I must respond to those who "want a breather" or wish "to take time out" from the war.
There is no time out in war. Occasionally soldiers get R&R, but that means someone else is pulling guard duty or running patrols. I see Mickey Kaus says "we need a break" and Peggy Noonan is worried that the American people want a breather because current history is too "dramatic." I read Peggy's essay and I get the distinct impression her brilliantly conceived column springs from her own personal weariness-- maybe I'm wrong, but she explicitly tells us she's on vacation. Over at andrewsullivan.com, Andrew Sullivan wrote (linking to Noonan) that he had expressed similar thoughts ("Americans are drained"). I appreciate their openness and honesty; I hope they'll appreciate mine. I enjoy thoroughly Sullivan's commentary, and I'm certain he would be the first to say he can climb in his Cape Cod hammock and blog because soldiers put on their helmets and slog-- and don't quit. Perceptive, honest Americans like Noonan, Sullivan, and Kaus understand that quite well. I make the point as a reminder, a useful reminder. Believe me, the hammock is far preferable to the helmet. I would love to be in my hammock in the Texas Hill Country right now (95 degrees in Austin is far cooler than 119 degrees in Baghdad). But this is helmet time. We --the lot of us, all Americans-- are a long haul war, a constant test of will requiring consistent, insistent effort.
I see that effort given every day here in Iraq. Check the photo you ran of those two young soldiers from the 81st Brigade (Washington State National Guard). I snapped it, at sunset, right after they had returned from a patrol. I see the same vignette every morning, every evening. The smiles break out despite the fatigue-- and then the troops buckle up and do it again. Blood, sweat, toil and tears: that's not simply Churchillian poetry, that's the price of victory, and it's the product of spine. This peculiar war will take years to win, long, focused years of trial and error, mistake and success, but a breather, a time out?
"Time out" is a mirage of the chattering class. Credit Peggy's and Andrew's antennae for culling out the driving emotional angst behind the chatter.
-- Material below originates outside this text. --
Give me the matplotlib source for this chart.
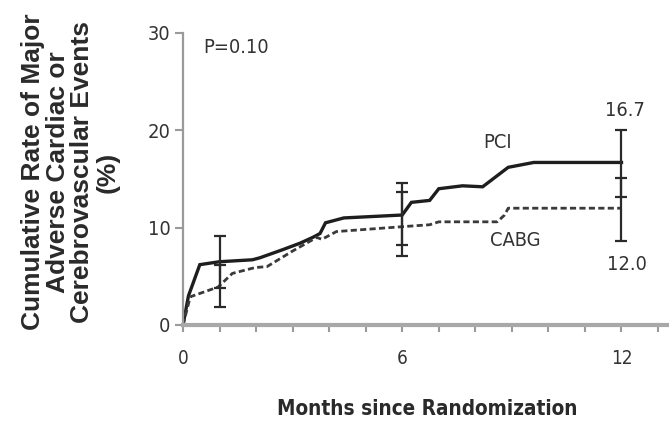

Hate to say it, but the call for "time out" Noonan fears may be another case of Baby Boomers who can't separate Hollywood war from the real thing. Hollywood wars end in a couple of hours. Real earthly hells have no intermission. In current GI lingo, "the enemy has a vote" (the enemy can exercise his will, and act). Take a break and the enemy votes. On 9/11 our enemy went to the polls. We were either going to work, eating breakfast, or lollygagging in bed.
Before I head off to a meeting, let me play history prof for a second. I see several analogs between 1944 and 2004. Fact is, I started a column on that subject before I left for Iraq, but long nights on the ranges at Ft Hood spinning up for deployment left it a sketch. Imagine calling for "Time Out" right after D-Day, which broke Fortress Europe, or during Saipan, which broke the Japanese "inner ring" island defense (many in the Japanese military thought we'd never pay the price to break it). Hey, FDR, we've made the deep offensive penetration, can we take a break? The analogy has weaknesses, as do all historical comparisons. That being said, I think we're in the strategic exploitation phase of this war, a hard, difficult, prolonged exploitation phase, one that requires more hammers and bricks than it does rifles and bombs.
However, we're winning. We can't quit.
UPDATE: Reader Rick Richman emails:
Can I add a postscript to Austin Bay's perceptive email?
The rest of the world is in a bit of a "breather" and "time out" as they await the American decision on November 2. It will make a big difference whether George W. Bush is going to be around for four more months or four more years.
If they know that Bush will be there for four more years, with a mandate from the American people (earned after a campaign of unprecedented personal and political vilification by those who opposed the liberation of Iraq), decisions in Syria, Iran, North Korea and other places (including France and Germany) are going to be different.
Conversely, if the American electorate can be convinced to remove the commander-in-chief of the war on terror, to be replaced by the Education President, the Environmental President, etc. and his Two Americas vice-president, all of these other state actors will make decisions in a very different direction. They will perhaps not be able to see the subtety of a "breather" and "time out" and may mistake it for what it may in fact turn out to be: a surrender (except, of course, for the continuation of our 9/10 law enforcement and intelligence activities).
The current breather and time out is excruciating.
Indeed. I'm not sure Mickey meant quite this by his "time out" post, but perhaps he'll clarify if he didn't.